Cellular polymers or foams, are multiphase materials that consist of a polymeric matrix and a fluid phase that is typically a gas. Most polymers can be expanded into a foam, but few have been commercially exploited. The two most widely used foam materials in terms of volume are polyurethanes and polystyrenes. Structurally, the cellular polymer system can be described as having either an open-cell or closed-cell geometry. In closed cell foams, the fluid is dispersed in the form of discrete gas bubbles and the polymeric material forms a continuous phase. In open-cell foams, the voids coalesce so that the solid and fluid phases form a continuous network structure.
Foams represent an important class of engineering materials. Because of their low density, excellent mechanical and thermal properties, these materials have been used in a wide variety of applications. Although the majority of modern applications for cellular polymers utilize solid foams, the final product is obtained by processing a liquid foam, e.g., mold filling process, where an understanding of the rheology of the foam is critical.
Rheology is the study of the flow of materials, particularly the plastic flow of solids and the flow of non-Newtonian liquids. If the rheological properties, such as equilibrium modules and zero shear viscosity, of a foaming polymer during the foaming reaction can be determined, an assessment of the evolving flow characteristics, for instance, the mold filling capability, of the polymer can be ascertained. This provides information as to whether or not a particular polymer could be used in a particular process or application, or information on how to improve pre-existing processes already using the polymer.
Despite the widespread use of cellular polymers, only a very limited amount of information exists on the rheological properties of foams, and that is to say, the equilibrium modules and the zero shear viscosity. The majority of the work to date consisted of continuum mechanics-based models for a cellular polymer after the final structure has been formed, or on the load-compression properties of the final foam. Virtually no known work has been done on the aforesaid rheological properties of the liquid cellular polymer during the transient or foaming process. This is largely due to the absence of a reliable rheological instrument capable of handling the unique problems associated with a foaming polymer.
Current commercial rheometer designs are not easily adapted for use with foaming polymers for several reasons. First, the foaming process is a transient process, involving a large volume expansion that is typically ten to twenty times the volume of the original components. This material expansion problem alone eliminates the majority of traditional rheometer designs, which are designed to measure only single phase systems, or are closed system in-line devices.
Secondly, the foaming reaction is quite rapid. Typically, the entire reaction takes two to three minutes. Also, the properties of the foam are changing constantly throughout the foaming reaction. This means that the rheological data must be acquired rapidly. Another problem that must be addressed is the drastic variation in solution viscosity that occurs during the course of the foaming reaction. The viscosity of the foam can change from several poise to several thousand poise in a few minutes.
In an article entitled "Determination of Time Independent Component of the Complex Modulus During Cure of Thermosetting Systems," published in the July 1983 edition of Polymer Engineering and Science, and expressly incorporated by reference herein in its entirety, authors Richard J. Farris and Charles Lee describe an impulse approach to linear visco-elasticity with respect to Narmco 5208 epoxy resin.
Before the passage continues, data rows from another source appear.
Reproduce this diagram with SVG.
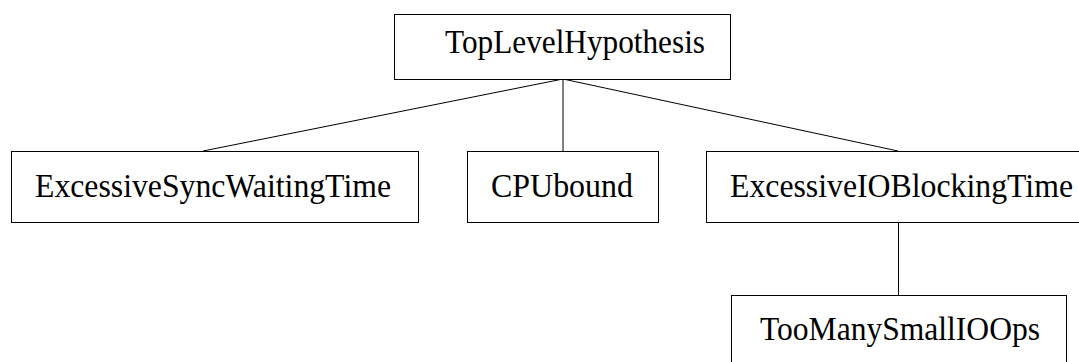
<svg xmlns="http://www.w3.org/2000/svg" width="1079" height="362" viewBox="0 0 1079 362">
<style>
rect{fill:#fff;stroke:#000;stroke-width:1}
text{font-family:"Liberation Serif","Times New Roman",serif;font-size:33px;fill:#000}
.c line{stroke:#000;stroke-width:1}
</style>
<rect x="0" y="0" width="1079" height="362" style="stroke:none"/>
<g class="c">
<line x1="563" y1="79" x2="203" y2="151"/>
<line x1="563" y1="79" x2="563" y2="151"/>
<line x1="563" y1="79" x2="898" y2="151"/>
<line x1="898.5" y1="223" x2="898.5" y2="295"/>
</g>
<g id="top"><rect x="394.5" y="14.5" width="336" height="65"/><text x="445" y="53" textLength="260" lengthAdjust="spacingAndGlyphs">TopLevelHypothesis</text></g>
<g id="eswt"><rect x="11.5" y="151.5" width="407" height="71"/><text x="35" y="197" textLength="356" lengthAdjust="spacingAndGlyphs">ExcessiveSyncWaitingTime</text></g>
<g id="cpu"><rect x="467.5" y="151.5" width="191" height="71"/><text x="491" y="197" textLength="142" lengthAdjust="spacingAndGlyphs">CPUbound</text></g>
<g id="eiobt"><rect x="706.5" y="151.5" width="384" height="71"/><text x="730" y="197" textLength="343" lengthAdjust="spacingAndGlyphs">ExcessiveIOBlockingTime</text></g>
<g id="tmsio"><rect x="731.5" y="295.5" width="335" height="72"/><text x="760" y="340" textLength="280" lengthAdjust="spacingAndGlyphs">TooManySmallIOOps</text></g>
</svg>
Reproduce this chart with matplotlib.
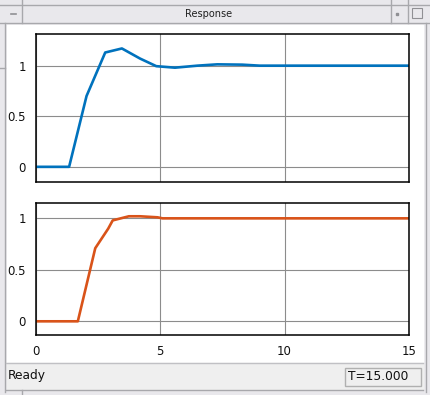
import matplotlib
matplotlib.use("Agg")
import matplotlib.pyplot as plt
from matplotlib.patches import Rectangle

# step response data
t_top = [0, 1.35, 2.05, 2.8, 3.47, 4.2, 4.85, 5.6, 6.5, 7.3, 8.3, 9.0, 15]
y_top = [0, 0, 0.70, 1.13, 1.17, 1.07, 0.995, 0.98, 1.0, 1.013, 1.01, 1.0, 1.0]

t_bot = [0, 1.7, 2.4, 2.92, 3.1, 3.75, 4.2, 4.9, 5.1, 15]
y_bot = [0, 0, 0.71, 0.90, 0.98, 1.02, 1.02, 1.01, 1.0, 1.0]

x_ticks = [0, 5, 10, 15]
y_ticks = [0, 0.5, 1]
y_ticklabels = ["0", "0.5", "1"]

W, H = 430, 395
fig = plt.figure(figsize=(W / 100, H / 100), dpi=100)

# window frame drawn in pixel coords
bg = fig.add_axes([0, 0, 1, 1], zorder=-5)
bg.set_xlim(0, W)
bg.set_ylim(H, 0)
bg.axis("off")
frame_bg = "#e9e8ec"
edge = "#a8a8ac"
bg.add_patch(Rectangle((0, 0), W, H, color=frame_bg))
# title bar
bg.plot([0, W], [5, 5], color=edge, lw=1)
bg.plot([0, W], [23, 23], color=edge, lw=1)
bg.plot([22, 22], [0, 23], color=edge, lw=1)
bg.plot([391, 391], [0, 23], color=edge, lw=1)
bg.plot([408, 408], [0, 23], color=edge, lw=1)
bg.plot([11, 16], [14, 14], color="#909094", lw=1.2)
bg.add_patch(Rectangle((412, 8), 10, 10, fill=False, ec="#909094", lw=0.8))
bg.add_patch(Rectangle((396, 13), 2, 2, color="#909094"))
bg.text(209, 14, "Response", ha="center", va="center", fontsize=7, color="#202020")
# side borders
bg.plot([5, 5], [23, 392], color=edge, lw=1)
bg.plot([425.5, 425.5], [23, 392], color=edge, lw=1)
bg.plot([0, 5], [68, 68], color=edge, lw=1)
bg.plot([22, 22], [390, H], color=edge, lw=1)
# white client area
bg.add_patch(Rectangle((6.5, 24.5), 416.5, 338, color="white"))
# status bar
bg.add_patch(Rectangle((6.5, 363), 416.5, 27, color="#efefef"))
bg.plot([6, 423], [362.5, 362.5], color="#c0c0c4", lw=1)
bg.plot([6, 423], [390, 390], color=edge, lw=1)
bg.text(8, 376, "Ready", ha="left", va="center", fontsize=8.8, color="#101010")
bg.add_patch(Rectangle((345, 367.5), 75.5, 18.5, fill=False, ec="#b0b0b0", lw=1))
bg.text(347.5, 377, "T=15.000", ha="left", va="center", fontsize=8.8, color="#101010")


def style(ax, ylim):
    ax.set_xlim(0, 15)
    ax.set_ylim(*ylim)
    ax.set_xticks(x_ticks)
    ax.set_yticks(y_ticks)
    ax.set_yticklabels(y_ticklabels)
    ax.grid(True, color="#8c8c8c", lw=0.8)
    ax.tick_params(length=0, labelsize=8.5, pad=7, colors="#101010")
    for s in ax.spines.values():
        s.set_linewidth(1.1)
        s.set_color("black")


ax1 = fig.add_axes([35.5 / W, 1 - 182 / H, 373.5 / W, 147.7 / H])
ax1.plot(t_top, y_top, color="#0072BD", lw=1.9)
style(ax1, (-0.15, 1.31))
ax1.set_xticklabels([])

ax2 = fig.add_axes([35.5 / W, 1 - 335 / H, 373.5 / W, 132 / H])
ax2.plot(t_bot, y_bot, color="#D95319", lw=1.9)
style(ax2, (-0.133, 1.149))
ax2.set_xticklabels([str(v) for v in x_ticks])

fig.savefig("out.png", dpi=100)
The impulse approach can be used to separate elastic from viscoelastic contribution to the equilibrium modulus, and to determine whether a material under investigation is a viscoelastic liquid or an elastic solid from the absence or the presence of the equilibrium modulus. This impulse approach, using parallel plates in torsion, has been used to follow the change in the modulus of the Narmco 5208 epoxy resin having a structure that is evolving with time. However, this resin does not generate foam during thermosetting, and there is no suggestion in the article as to how the impulse approach could be used to measure the rheological properties of expanding foam polymers during the foaming reaction.
It is thus one objective of this invention to provide apparatus and methods for measuring and determing certain rheological properties of a foaming cellular polymer during the foaming process.